UK salary vs sole trader take-home calculator

PAYE income tax, employee NI, student loans, and self-employed Class 2/4 contributions—aligned to 2025/26 bands.

Interactive calculator

PAYE Employee

Minimum auto-enrolment 3%

If employer provides one. Optional.

Sole Trader / Ltd

For reference only

Optional — NHS is free

Accountant, software, travel

Net (employee)
Net (freelance)
Line item PAYE Employee Sole Trader / Ltd

Moving from PAYE to invoicing clients changes not only your tax wrappers, but how cash hits your account through the year. This tool keeps the arithmetic explicit so you can negotiate day rates with your eyes open.

How PAYE quoting differs from your invoice total

Employers operate PAYE at source. You see tax and primary National Insurance withheld before money reaches you. Above the upper earnings limit, NI rates step down—mirroring, imperfectly, how Class 4 works for self-employed profits.

On the freelance path, you must reserve cash for payments on account and student loan, where applicable. Our model approximates your operating profit after common business expenses—layer your own accountant's adjustments for capital allowances and basis periods.
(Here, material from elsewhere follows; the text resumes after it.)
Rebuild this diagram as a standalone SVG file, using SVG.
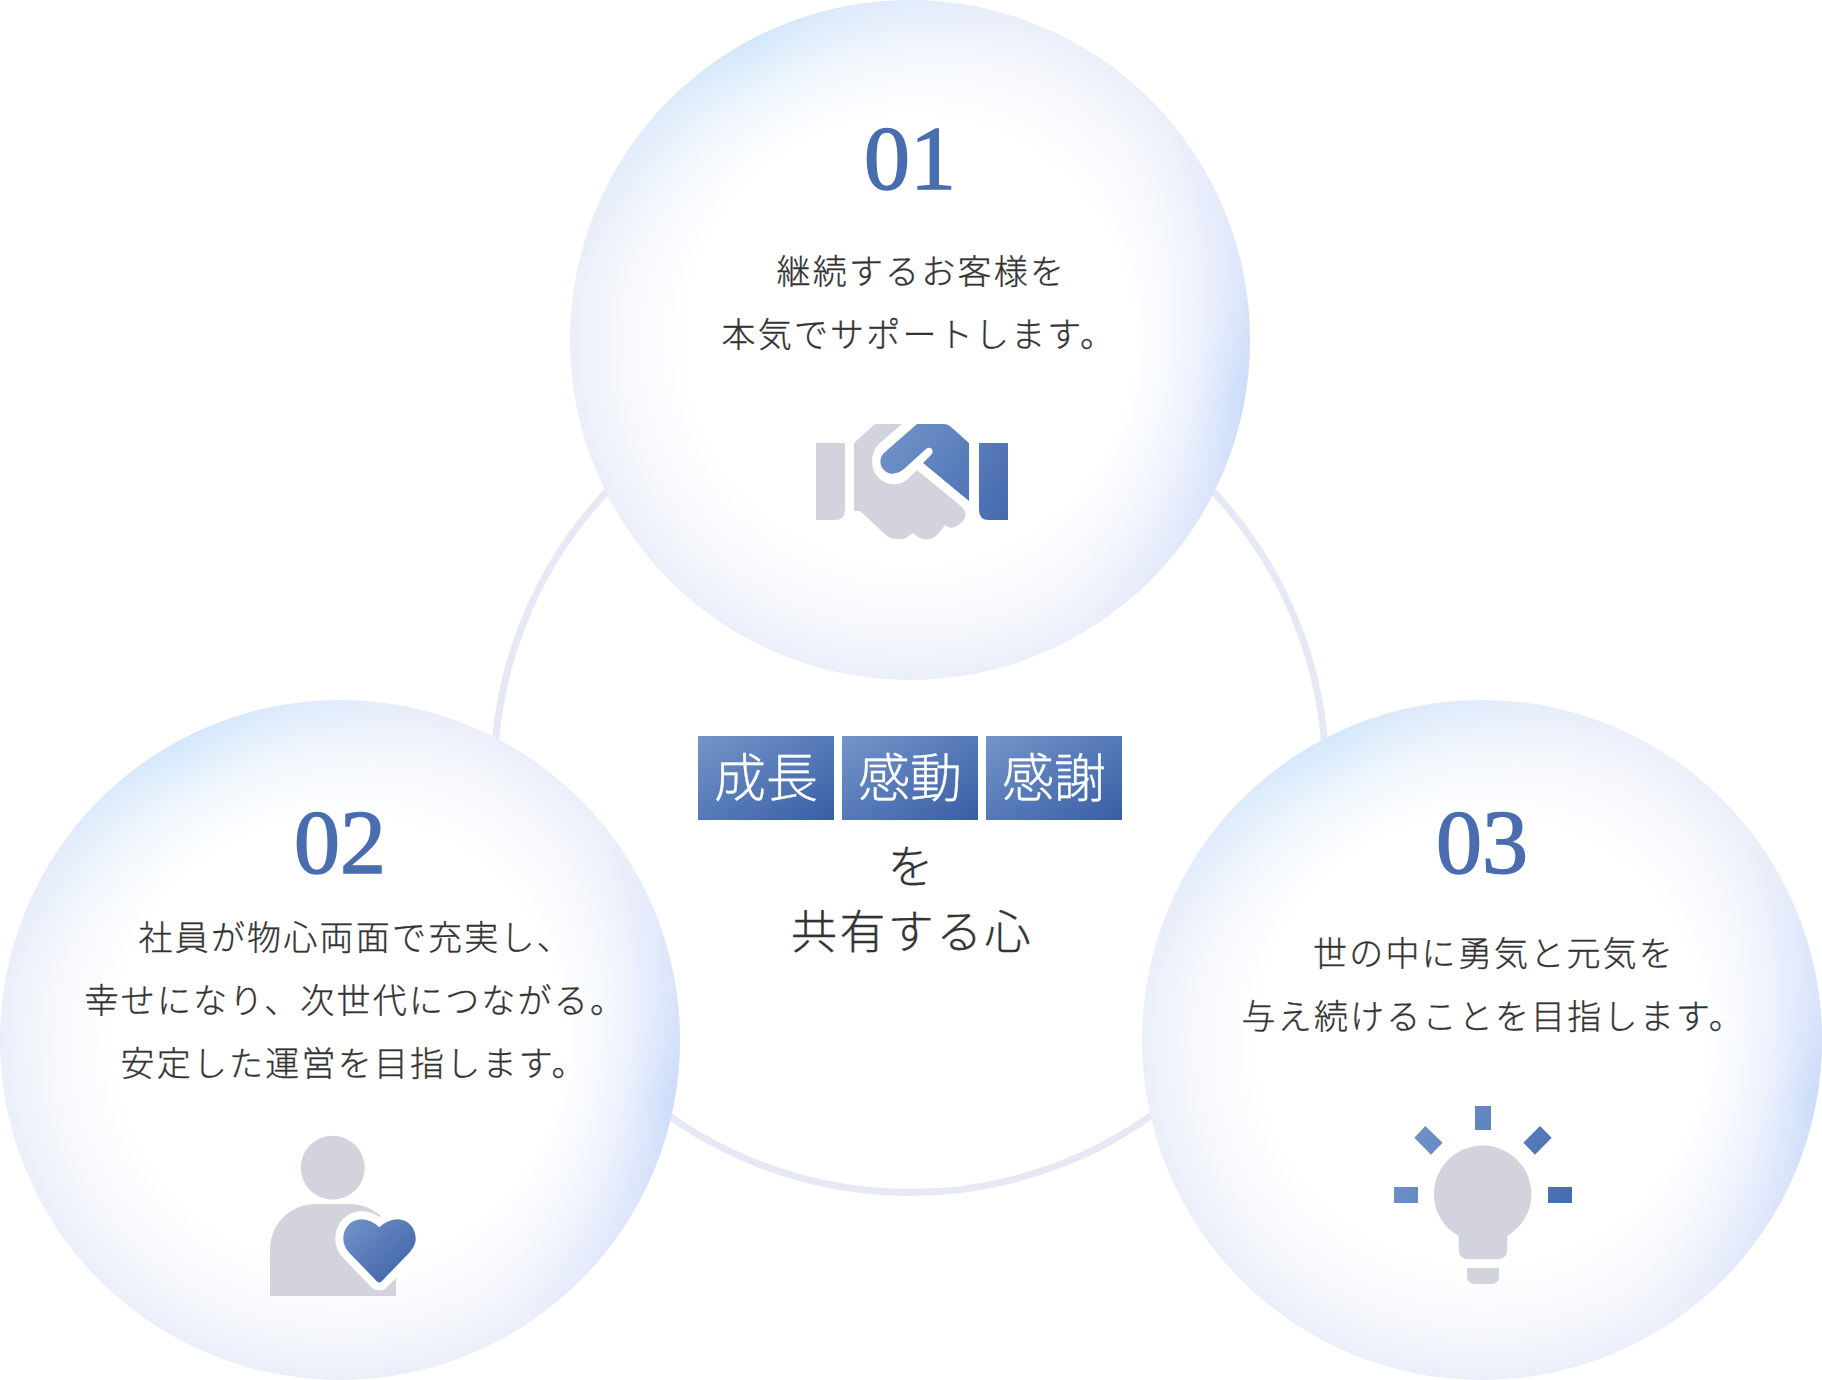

Student loans and marginal pressure

Plan thresholds interact with your earned or trading income. At common tech salaries, an extra £1 of profit can trigger nine pence of student loan alongside income tax and NI—an effective marginal rate that surprises people who only looked at headline income tax bands.

Pension auto-enrolment

We assume a typical employee contribution for illustration and show employer pension as part of total reward. You can adjust figures to mirror your scheme. Drawdown, annual allowance, and tapered protections are outside the scope of this simple sheet.

Worked example: £50,000 salary — what you keep

A £50,000 PAYE employee (outside London, typical 1257L code) often lands around £38,200 net after income tax (~£6,400), employee NI (~£3,900), and pension auto-enrolment (~£1,500 employee). The employer also pays ~£6,900 employer NI (13.8% above secondary threshold on relevant bands) plus ~£1,100 employer pension—~£8,000 you never see on the payslip. A sole trader with £50,000 trading profit—after income tax (~£6,800), Class 2+4 NI (~£3,600), typical accountant (~£1,200), insurance/software (~£900), and no paid holiday accrual—often keeps ~£37,500 cash before you budget unpaid admin days.

Item PAYE employee (£50k) Sole trader (£50k profit)
Gross / profit £50,000 £50,000
Income tax −£6,400 −£6,800
NI (employee / Class 2+4) −£3,900 −£3,600
Employee pension (5%) −£1,500 £0 (optional SIPP)
Employer pension (3%) benefit ~£1,100 £0
Accountant −£1,200
PII, software, memberships −£900
≈ Cash after tax & core costs ≈ £38,200 ≈ £37,500

Illustrative using 2025/26-style bands in the tool. Student loans, salary sacrifice, and benefits-in-kind move both columns. Employer NI is a hidden **~13.8%** load on payroll.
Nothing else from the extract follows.